Furthermore, in the below plot, we can see that benign tumours are dispersed across a wider range of values, but malignant tumours are grouped towards the lower end of the concavity and area features. This demonstrates the strong relationship between malignant tumours and benign tumours in terms of location and concavity.
We can thus conclude that it is possible to accurately identify whether a tumour is benign or malignant through several key features. Furthermore, Malignant tumours seem to have a higher radius and area, and there are more rough and asymmetric. Through the given plots, we also discovered that It is not possible to detect the type of tumour by analyzing just the area and concavity features alone.
You can also find the full analysis here, including the code and data.

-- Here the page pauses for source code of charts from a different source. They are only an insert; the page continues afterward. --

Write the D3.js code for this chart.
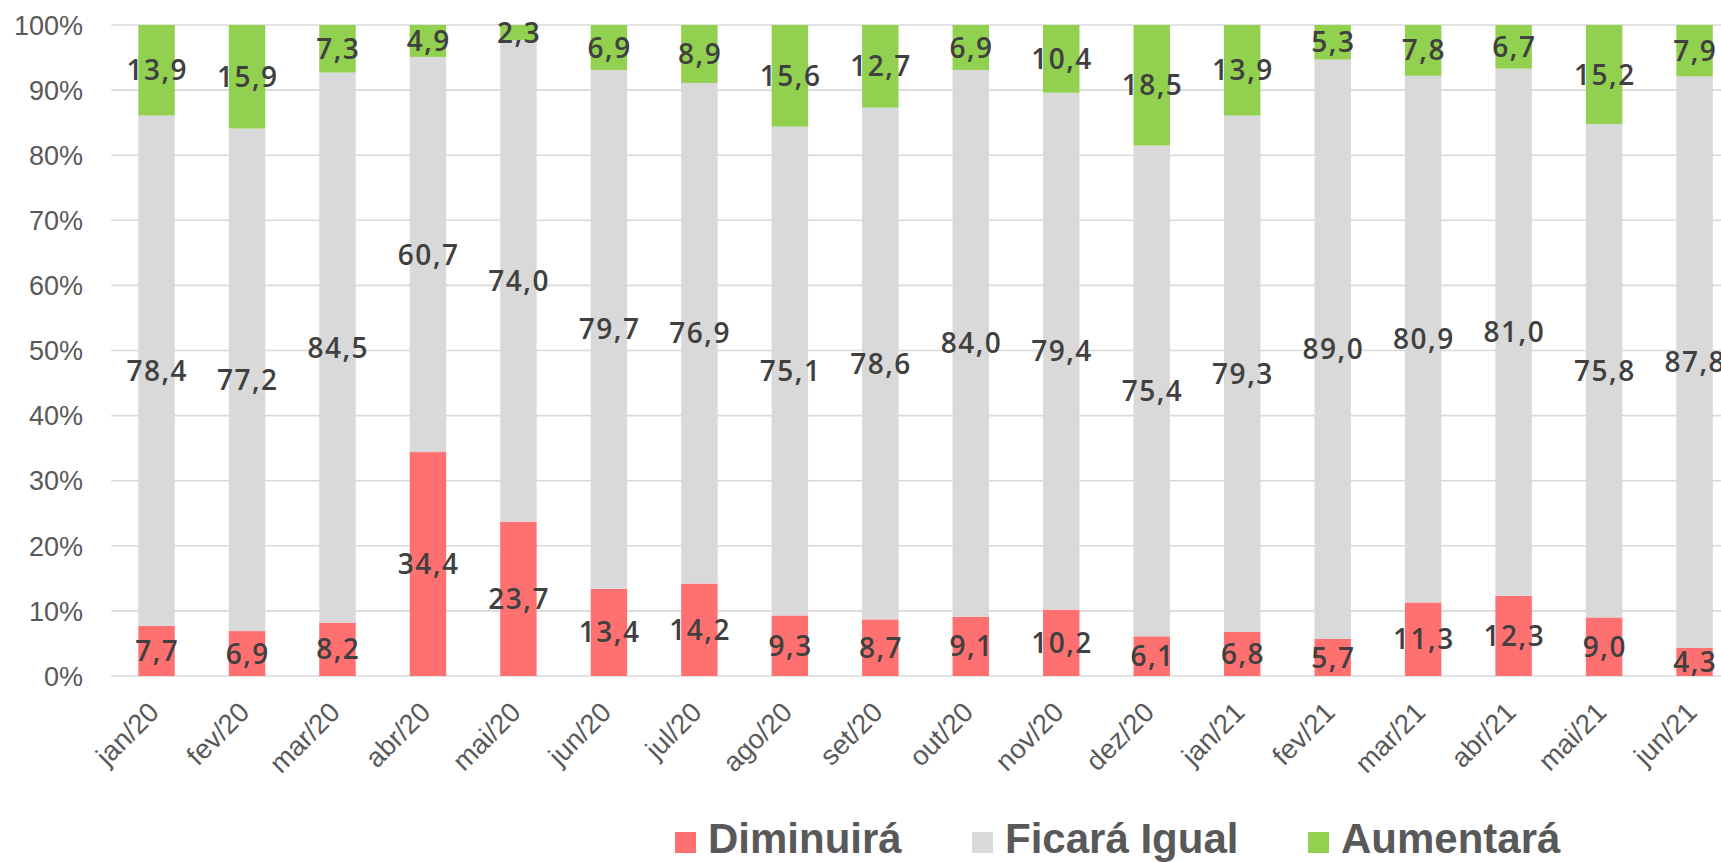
<!DOCTYPE html>
<html>
<head>
<meta charset="utf-8">
<script src="https://cdn.jsdelivr.net/npm/d3@7"></script>
<style>
  html, body { margin: 0; padding: 0; background: #fff; overflow: hidden; }
  svg { display: block; }
</style>
</head>
<body>
<svg id="chart" width="1721" height="862"></svg>
<script>
const categories = ["jan/20", "fev/20", "mar/20", "abr/20", "mai/20", "jun/20", "jul/20", "ago/20", "set/20", "out/20", "nov/20", "dez/20", "jan/21", "fev/21", "mar/21", "abr/21", "mai/21", "jun/21"];
const diminuira = [7.7, 6.9, 8.2, 34.4, 23.7, 13.4, 14.2, 9.3, 8.7, 9.1, 10.2, 6.1, 6.8, 5.7, 11.3, 12.3, 9.0, 4.3];
const ficaraIgual = [78.4, 77.2, 84.5, 60.7, 74.0, 79.7, 76.9, 75.1, 78.6, 84.0, 79.4, 75.4, 79.3, 89.0, 80.9, 81.0, 75.8, 87.8];
const aumentara = [13.9, 15.9, 7.3, 4.9, 2.3, 6.9, 8.9, 15.6, 12.7, 6.9, 10.4, 18.5, 13.9, 5.3, 7.8, 6.7, 15.2, 7.9];
const yTicks = [0, 10, 20, 30, 40, 50, 60, 70, 80, 90, 100];
const seriesNames = ["Diminuirá", "Ficará Igual", "Aumentará"];
const seriesColors = ["#ff7171", "#d9d9d9", "#92d050"];

const svg = d3.select("#chart");

const x = d3.scaleBand()
  .domain(categories)
  .range([111.3, 1739.8])
  .paddingInner(0.597)
  .paddingOuter(0.2985);

const y = d3.scaleLinear().domain([0, 100]).range([676, 25]);

// gridlines
svg.append("g").selectAll("line")
  .data(yTicks)
  .join("line")
  .attr("x1", 111.3).attr("x2", 1721)
  .attr("y1", d => y(d)).attr("y2", d => y(d))
  .attr("stroke", "#d9d9d9")
  .attr("stroke-width", 1.6);

// y axis labels
svg.append("g").selectAll("text")
  .data(yTicks)
  .join("text")
  .attr("x", 83)
  .attr("y", d => y(d))
  .attr("dy", "0.36em")
  .attr("text-anchor", "end")
  .attr("font-family", "'Liberation Sans', Arial, sans-serif")
  .attr("font-size", 27)
  .attr("fill", "#595959")
  .text(d => d + "%");

// stack data
const rows = categories.map((c, i) => ({
  cat: c,
  "Diminuirá": diminuira[i],
  "Ficará Igual": ficaraIgual[i],
  "Aumentará": aumentara[i]
}));
const stack = d3.stack().keys(seriesNames);
const stacked = stack(rows);

const fmt = v => d3.format(".1f")(v).replace(".", ",");

stacked.forEach((layer, li) => {
  const g = svg.append("g");
  g.selectAll("rect")
    .data(layer)
    .join("rect")
    .attr("x", d => x(d.data.cat))
    .attr("width", x.bandwidth())
    .attr("y", d => y(d[1]))
    .attr("height", d => y(d[0]) - y(d[1]))
    .attr("fill", seriesColors[li]);
});

stacked.forEach((layer, li) => {
  svg.append("g").selectAll("text")
    .data(layer)
    .join("text")
    .attr("x", d => x(d.data.cat) + x.bandwidth() / 2 + 0.75)
    .attr("y", d => y((d[0] + d[1]) / 2))
    .attr("dy", "0.36em")
    .attr("text-anchor", "middle")
    .attr("font-family", "'Open Sans', sans-serif")
    .attr("font-weight", 600)
    .attr("font-size", 28)
    .attr("letter-spacing", 1.5)
    .attr("fill", "#404040")
    .text(d => fmt(d.data[layer.key]));
});

// x axis labels
svg.append("g").selectAll("text")
  .data(categories)
  .join("text")
  .attr("transform", d => `translate(${x(d) + x.bandwidth() / 2 + 4},714) rotate(-45)`)
  .attr("text-anchor", "end")
  .attr("font-family", "'Liberation Sans', Arial, sans-serif")
  .attr("font-size", 27.5)
  .attr("fill", "#595959")
  .text(d => d);

// legend
const legendX = [675, 972, 1308];
const legend = svg.append("g");
seriesNames.forEach((name, i) => {
  legend.append("rect")
    .attr("x", legendX[i]).attr("y", 832)
    .attr("width", 21).attr("height", 21)
    .attr("fill", seriesColors[i]);
  legend.append("text")
    .attr("x", legendX[i] + 33)
    .attr("y", 853)
    .attr("font-family", "'Liberation Sans', Arial, sans-serif")
    .attr("font-weight", "bold")
    .attr("font-size", 42)
    .attr("fill", "#595959")
    .text(name);
});
</script>
</body>
</html>
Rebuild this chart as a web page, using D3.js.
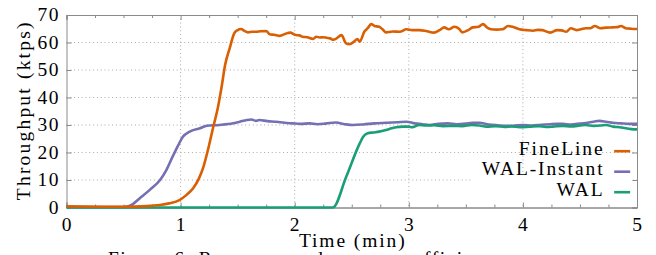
<!DOCTYPE html>
<html>
<head>
<meta charset="utf-8">
<script src="https://cdn.jsdelivr.net/npm/d3@7"></script>
<style>body { margin: 0; background: #fff; overflow: hidden; }</style>
</head>
<body>
<div id="chart"></div>
<script>
// Series: [minutes, ktps]
const fineLine = [
  [0, 0.4], [0.3, 0.3], [0.5, 0.3], [0.7, 0.5], [0.82, 0.9], [0.9, 1.5], [0.99, 2.7],
  [1.05, 4.5], [1.11, 7], [1.16, 10.5], [1.2, 14.8], [1.24, 21], [1.28, 28.2], [1.33, 37],
  [1.36, 44], [1.39, 51.8], [1.43, 57.9], [1.47, 63.3], [1.5, 64.5], [1.53, 64.9],
  [1.56, 64.2], [1.59, 63.7], [1.63, 63.9], [1.66, 63.9], [1.7, 64.1], [1.75, 64.2],
  [1.78, 63], [1.82, 62.8], [1.87, 62.4], [1.92, 63.2], [1.96, 63.6], [2.01, 62.7],
  [2.04, 62.6], [2.07, 62.1], [2.11, 61.9], [2.16, 61.3], [2.19, 62.1], [2.22, 61.8],
  [2.25, 61.9], [2.28, 61.7], [2.31, 61.5], [2.34, 61.0], [2.36, 61.3], [2.41, 62.7],
  [2.45, 59.7], [2.48, 59.4], [2.52, 60.3], [2.55, 61.3], [2.57, 60.3], [2.61, 63.9],
  [2.64, 65.2], [2.67, 66.7], [2.7, 66.0], [2.74, 65.7], [2.77, 64.8], [2.8, 63.7],
  [2.86, 64.0], [2.92, 63.9], [2.98, 64.8], [3.03, 64.5], [3.09, 64.5], [3.15, 64.2],
  [3.22, 63.6], [3.27, 64.5], [3.31, 65.5], [3.35, 64.8], [3.4, 65.7], [3.44, 65.0],
  [3.47, 63.7], [3.52, 64.5], [3.56, 65.5], [3.61, 65.7], [3.65, 66.7], [3.69, 65.3],
  [3.72, 64.8], [3.77, 64.7], [3.82, 64.8], [3.87, 66], [3.91, 65.7], [3.97, 64.8],
  [4.03, 64.5], [4.09, 64.3], [4.13, 64.6], [4.17, 64.5], [4.24, 63.6], [4.3, 64.5],
  [4.34, 64.4], [4.38, 63.9], [4.42, 65.2], [4.47, 64.5], [4.51, 64.8], [4.55, 65.2],
  [4.59, 65.2], [4.63, 66.0], [4.68, 65.2], [4.73, 65.4], [4.79, 65.5], [4.83, 65.6],
  [4.86, 66.0], [4.9, 65.2], [4.95, 65.0], [5.0, 64.9]
];

const walInstant = [
  [0, 0.2], [0.5, 0.2], [0.525, 0.3], [0.57, 0.9], [0.64, 3.3], [0.73, 6.4], [0.82, 10],
  [0.875, 13.6], [0.93, 18.5], [0.98, 22.7], [1.02, 25.7], [1.08, 27.6], [1.17, 28.8],
  [1.23, 29.7], [1.34, 30], [1.46, 30.6], [1.52, 31.2], [1.58, 31.8], [1.62, 32],
  [1.66, 31.5], [1.69, 31.8], [1.76, 31.4], [1.84, 31.2], [1.91, 30.8], [1.98, 30.6],
  [2.05, 30.4], [2.13, 30.6], [2.2, 30.3], [2.28, 30.6], [2.36, 30.9], [2.44, 30.3],
  [2.51, 30], [2.6, 30.2], [2.7, 30.6], [2.8, 30.8], [2.9, 31], [2.98, 31.2], [3.05, 30.6],
  [3.12, 30.3], [3.18, 30], [3.26, 30.4], [3.34, 30.6], [3.42, 30.3], [3.5, 30.5],
  [3.56, 30.8], [3.62, 30.8], [3.7, 30.2], [3.78, 29.9], [3.85, 29.7], [3.91, 29.7],
  [4.0, 30], [4.08, 29.8], [4.16, 30.1], [4.24, 30.3], [4.3, 30.4], [4.35, 30.4],
  [4.42, 30.2], [4.5, 30.5], [4.58, 30.9], [4.63, 31.3], [4.67, 31.5], [4.73, 31.2],
  [4.79, 30.8], [4.86, 30.6], [4.93, 30.4], [5.0, 30.4]
];

const wal = [
  [0, 0], [2.335, 0], [2.45, 11], [2.57, 23.3], [2.6, 25.7], [2.64, 27], [2.69, 27.3],
  [2.74, 27.6], [2.8, 28.2], [2.85, 28.8], [2.89, 29.2], [2.95, 29.4], [3.0, 29.4],
  [3.03, 29.2], [3.09, 30], [3.15, 29.8], [3.22, 29.9], [3.3, 29.6], [3.39, 29.7],
  [3.47, 29.6], [3.55, 30], [3.62, 29.8], [3.68, 29.4], [3.76, 29.6], [3.84, 29.3],
  [3.9, 29.5], [3.97, 29.2], [4.06, 29.4], [4.14, 29.6], [4.2, 29.3], [4.26, 29.4],
  [4.35, 29.7], [4.42, 29.5], [4.5, 29.8], [4.55, 30], [4.62, 29.7], [4.68, 29.8],
  [4.73, 30], [4.79, 29.4], [4.85, 29.2], [4.9, 28.8], [4.95, 28.5], [5.0, 28.4]
];

const seriesNames = ["FineLine", "WAL-Instant", "WAL"];
const seriesColors = ["#d95f02", "#7570b3", "#1b9e77"];
const xTicks = [0, 1, 2, 3, 4, 5];
const yTicks = [0, 10, 20, 30, 40, 50, 60, 70];

const W = 656, H = 255;
const margin = { top: 15, right: 19, bottom: 47.5, left: 66.5 };
const width = W - margin.left - margin.right;
const height = H - margin.top - margin.bottom;
const FS = 19.5;

const svg = d3.select("#chart")
  .append("svg")
  .attr("width", W)
  .attr("height", H);

const g = svg.append("g")
  .attr("transform", `translate(${margin.left},${margin.top})`);

const x = d3.scaleLinear().domain([0, 5]).range([0, width]);
const y = d3.scaleLinear().domain([0, 70]).range([height, 0]);

// Dotted grid
g.append("g")
  .selectAll("line")
  .data(xTicks.slice(1, -1))
  .join("line")
  .attr("x1", d => x(d)).attr("x2", d => x(d))
  .attr("y1", 0).attr("y2", height)
  .attr("stroke", "#aaa")
  .attr("stroke-dasharray", "1,2.8");

g.append("g")
  .selectAll("line")
  .data(yTicks.slice(1, -1))
  .join("line")
  .attr("x1", 0).attr("x2", width)
  .attr("y1", d => y(d)).attr("y2", d => y(d))
  .attr("stroke", "#aaa")
  .attr("stroke-dasharray", "1,2.8");

// Axes with inward ticks
const minorX = d3.range(0, 5.001, 0.25).filter(d => Math.abs(d - Math.round(d)) > 0.01);

const xAxis = g.append("g")
  .attr("transform", `translate(0,${height})`)
  .call(d3.axisBottom(x).tickValues(xTicks).tickSize(-5).tickPadding(10).tickFormat(d3.format("d")));

g.append("g")
  .attr("transform", `translate(0,${height})`)
  .call(d3.axisBottom(x).tickValues(minorX).tickSize(-3).tickFormat(""));

g.append("g")
  .call(d3.axisTop(x).tickValues(xTicks).tickSize(-5).tickFormat(""));

g.append("g")
  .call(d3.axisTop(x).tickValues(minorX).tickSize(-3).tickFormat(""));

const yAxis = g.append("g")
  .call(d3.axisLeft(y).tickValues(yTicks).tickSize(-5).tickPadding(6.5));

g.append("g")
  .attr("transform", `translate(${width},0)`)
  .call(d3.axisRight(y).tickValues(yTicks).tickSize(-5).tickFormat(""));

g.selectAll(".domain, .tick line")
  .attr("stroke", "#8a8a8a")
  .attr("stroke-width", 1);

// drop the axis default font so nothing falls back to sans-serif
g.selectAll("g").attr("font-family", null).attr("font-size", null);

xAxis.selectAll(".tick text")
  .attr("font-size", FS)
  .attr("letter-spacing", "1px");

yAxis.selectAll(".tick text")
  .attr("font-size", FS)
  .attr("letter-spacing", "1.5px")
  .attr("dy", "0.3em");

// Lines
const line = d3.line()
  .x(d => x(d[0]))
  .y(d => y(d[1]))
  .curve(d3.curveMonotoneX);

[[walInstant, 1], [wal, 2], [fineLine, 0]].forEach(([s, idx]) => {
  g.append("path")
    .datum(s)
    .attr("fill", "none")
    .attr("stroke", seriesColors[idx])
    .attr("stroke-width", 2.6)
    .attr("stroke-linejoin", "round")
    .attr("d", line);
});

// Legend
const legend = g.append("g");
legend.append("rect")
  .attr("x", x(3.55))
  .attr("y", y(12.9))
  .attr("width", x(4.96) - x(3.55))
  .attr("height", y(1.9) - y(12.9))
  .attr("fill", "#fff");

seriesNames.forEach((name, i) => {
  const by = y(19.2) + i * 20.5;
  legend.append("text")
    .attr("x", x(4.715))
    .attr("y", by)
    .attr("text-anchor", "end")
    .attr("font-size", FS)
    .attr("letter-spacing", "1.9px")
    .text(name);
  legend.append("line")
    .attr("x1", x(4.8)).attr("x2", x(4.94))
    .attr("y1", by - 3.5).attr("y2", by - 3.5)
    .attr("stroke", seriesColors[i])
    .attr("stroke-width", 2.6);
});

// Axis labels
svg.append("text")
  .attr("x", margin.left + width / 2 + 1)
  .attr("y", 247)
  .attr("text-anchor", "middle")
  .attr("font-size", FS)
  .attr("letter-spacing", "1.9px")
  .text("Time (min)");

svg.append("text")
  .attr("transform", `translate(30,${margin.top + height / 2 - 1}) rotate(-90)`)
  .attr("text-anchor", "middle")
  .attr("font-size", FS)
  .attr("letter-spacing", "2.2px")
  .text("Throughput (ktps)");

// Caption (cut off by the window edge)
svg.append("text")
  .attr("x", 108)
  .attr("y", 265)
  .attr("font-size", FS)
  .attr("letter-spacing", "1.5px")
  .text("Figure 6: Recovery and ramp-up efficiency");

// Serif face on every label
svg.selectAll("text")
  .attr("font-family", "Liberation Serif")
  .style("font-family", '"Liberation Serif"');
</script>
</body>
</html>
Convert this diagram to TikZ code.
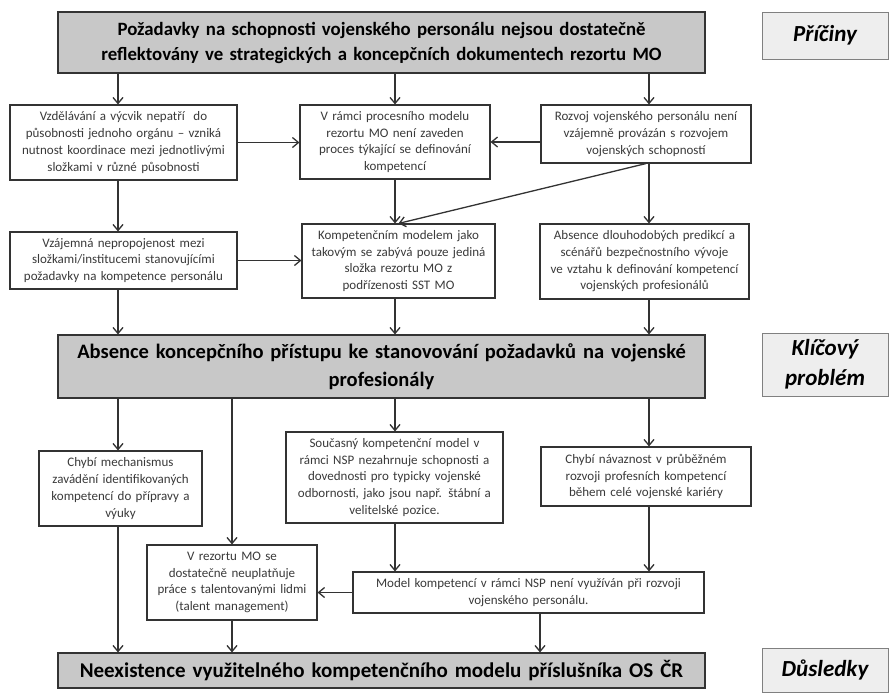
\documentclass[tikz,border=0pt]{standalone}
\usepackage{fontspec}
\setmainfont{Carlito}
\usetikzlibrary{arrows.meta}

\definecolor{linegray}{HTML}{333333}
\definecolor{bargray}{HTML}{C8C8C8}
\definecolor{tagfill}{HTML}{EEEEEE}
\definecolor{tagline}{HTML}{808080}
\definecolor{textgray}{HTML}{3A3A3A}

\tikzset{
	box/.style={draw=linegray, line width=1.1pt, fill=white, align=center, inner xsep=2pt, inner ysep=0pt,
		text=textgray, font=\fontsize{13}{16.7}\selectfont},
	bar/.style={draw=linegray, line width=1.1pt, fill=bargray, align=center, inner xsep=2pt, inner ysep=0pt,
		minimum width=647, text width=643, font=\fontsize{18.8}{25}\selectfont\bfseries},
	tag/.style={draw=tagline, line width=0.9pt, fill=tagfill, align=center, inner sep=0pt,
		minimum width=126, font=\fontsize{23}{30}\selectfont\bfseries\itshape},
	arr/.style={draw=linegray, line width=1.3pt, -{Straight Barb[length=6pt, width=10pt]}}
}

\begin{document}
\begin{tikzpicture}[x=1pt, y=-1pt]

	\useasboundingbox (0,0) rectangle (890,697);

	\coordinate (c1) at (118,0);
	\coordinate (c2) at (395,0);
	\coordinate (c3) at (649,0);
	\coordinate (c4) at (232,0);
	\coordinate (c5) at (540,0);

	\node [bar, minimum height=61] (top) at (381.5,42.5) {Požadavky na schopnosti vojenského personálu nejsou dostatečně\\ reflektovány ve strategických a koncepčních dokumentech rezortu MO};
	\node [tag, minimum height=47] (pric) at (825,35.5) {Příčiny};

	\node [box, text width=223, minimum height=75] (A1) at (123.5,142.5) {Vzdělávání a výcvik nepatří \ do\\ působnosti jednoho orgánu – vzniká\\ nutnost koordinace mezi jednotlivými\\ složkami v různé působnosti};
	\node [box, text width=186, minimum height=74] (A2) at (395,142) {V rámci procesního modelu\\ rezortu MO není zaveden\\ proces týkající se definování\\ kompetencí};
	\node [box, text width=206, minimum height=58] (A3) at (646,134) {Rozvoj vojenského personálu není\\ vzájemně provázán s rozvojem\\ vojenských schopností};

	\node [box, text width=223, minimum height=57] (B1) at (123.5,260.5) {Vzájemná nepropojenost mezi\\ složkami/institucemi stanovujícími\\ požadavky na kompetence personálu};
	\node [box, text width=189, minimum height=74] (B2) at (398.5,261) {Kompetenčním modelem jako\\ takovým se zabývá pouze jediná\\ složka rezortu MO z\\ podřízenosti SST MO};
	\node [box, text width=205, minimum height=75] (B3) at (644.5,261.5) {Absence dlouhodobých predikcí a\\ scénářů bezpečnostního vývoje\\ ve vztahu k definování kompetencí\\ vojenských profesionálů};

	\node [bar, minimum height=63, font=\fontsize{20.5}{28}\selectfont\bfseries] (mid) at (381.5,366.5) {Absence koncepčního přístupu ke stanovování požadavků na vojenské\\ profesionály};
	\node [tag, minimum height=63] (klic) at (825,364.5) {Klíčový\\ problém};

	\node [box, text width=159, minimum height=75] (C1) at (120.5,488.5) {Chybí mechanismus\\ zavádění identifikovaných\\ kompetencí do přípravy a\\ výuky};
	\node [box, text width=213, minimum height=91] (C2) at (394.5,477.5) {Současný kompetenční model v\\ rámci NSP nezahrnuje schopnosti a\\ dovednosti pro typicky vojenské\\ odbornosti, jako jsou např. štábní a\\ velitelské pozice.};
	\node [box, text width=206, minimum height=59] (C3) at (646,476.5) {Chybí návaznost v průběžném\\ rozvoji profesních kompetencí\\ během celé vojenské kariéry};

	\node [box, text width=166, minimum height=75] (D1) at (232,582.5) {V rezortu MO se\\ dostatečně neuplatňuje\\ práce s talentovanými lidmi\\ (talent management)};
	\node [box, text width=347, minimum height=41] (D2) at (528.5,592.5) {Model kompetencí v rámci NSP není využíván při rozvoji\\ vojenského personálu.};

	\node [bar, minimum height=35, font=\fontsize{21}{25}\selectfont\bfseries] (bot) at (381.5,670.5) {Neexistence využitelného kompetenčního modelu příslušníka OS ČR};
	\node [tag, minimum height=44] (dus) at (825,670) {Důsledky};

	\foreach \a/\b/\c in {top/A1/c1, top/A2/c2, top/A3/c3, A1/B1/c1, A2/B2/c2, A3/B3/c3,
		B1/mid/c1, B2/mid/c2, B3/mid/c3, mid/C1/c1, mid/D1/c4, mid/C2/c2, mid/C3/c3,
		C1/bot/c1, C2/D2/c2, C3/D2/c3, D1/bot/c4, D2/bot/c5}
		\draw [arr] (\a.south -| \c) -- (\b.north -| \c);

	\draw [arr] (A1.east) -- (A1.east -| A2.west);
	\draw [arr] (A3.west |- A2.east) -- (A2.east);
	\draw [arr] (A3.south) -- (B2.north);
	\draw [arr] (B1.east) -- (B1.east -| B2.west);
	\draw [arr] (D2.west) -- (D2.west -| D1.east);

\end{tikzpicture}
\end{document}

Out of all the data columns, which features seem to be the most highly correlated with the breast cancer's diagnosis, and can we define an approximate percentage probability of the breast cancer being benign or malignant based only on the values from these features?
To see the most highly correlated features with the Diagnosis being one way or the other, I used one row from a filtered correlation matrix heatmap. This heatmap only displayed correlations of more than 0.75 with the diagnosis:
This shows that the four most highly correlated values are Mean Concave Points, Worst Radius, Worst Perimeter, and Worst Concave Points, with a correlation value of 0.777, 0.776, 0.783, and 0.794 respectively. Then, using a pairplot, we can identify the characteristics of these columns' values when the diagnosis is, say, Benign:
This shows that the tumor is categorized as "Benign" if:
- The value of Mean Concave Points is in the approximate range (0, 0.085)
- The value of Worst Radius is in the approximate range (0, 19)
- The value of Worst Perimeter is in the approximate range (50, 125)
- The value of Worst Concave Points is in the approximate range (0, 0.17)
We used this information to create a filtered dataset with values following these constraints. Out of the 387 values in that dataset, 353 were Benign and only 34 were Malignant, which means our analysis was successful, and we can say with 91.21% certainty that a tumour is going to be Benign if it follows the above constraints. Here is a visualization of the breakdown of the new dataset:
Result: Based on our analysis on this sample, the most highly important values to a tumor being categorized as benign or malignant are Concave Points, Worst Radius, Worst Perimeter, and Worst Concave Points. Furhter, we can say with 91.21% certainty that a tumour is going to be Benign if we select a case with (0 < Concave Points < 0.085), (0 < Worst Radius < 19), (50 < Worst Perimeter < 125), and (0 < Worst Concave Points < 0.17).
You can also find the full analysis here, including the code and data.
Through our analysis, we were able to find several patterns and correlations in the dataset which would be useful for doctors treating cancer patients. We conclude that as the tumour grows, there is a high probability for the tumour to become malignant, and this will allow doctors to predict if the tumour is malignant or benign over time.
Furthermore, we have concluded that there are several features which are useful in understanding our dataset and predict if a tumour can grow to be cancerous or not. This will be helpful for doctros to give timely diagnosis and lower the likelyhood of a tumour becoming malignant. We are also able to understand different features which are correlated to each other, thereby guiding us to understand how our dataset can be used to treat cancer and detect it earlier.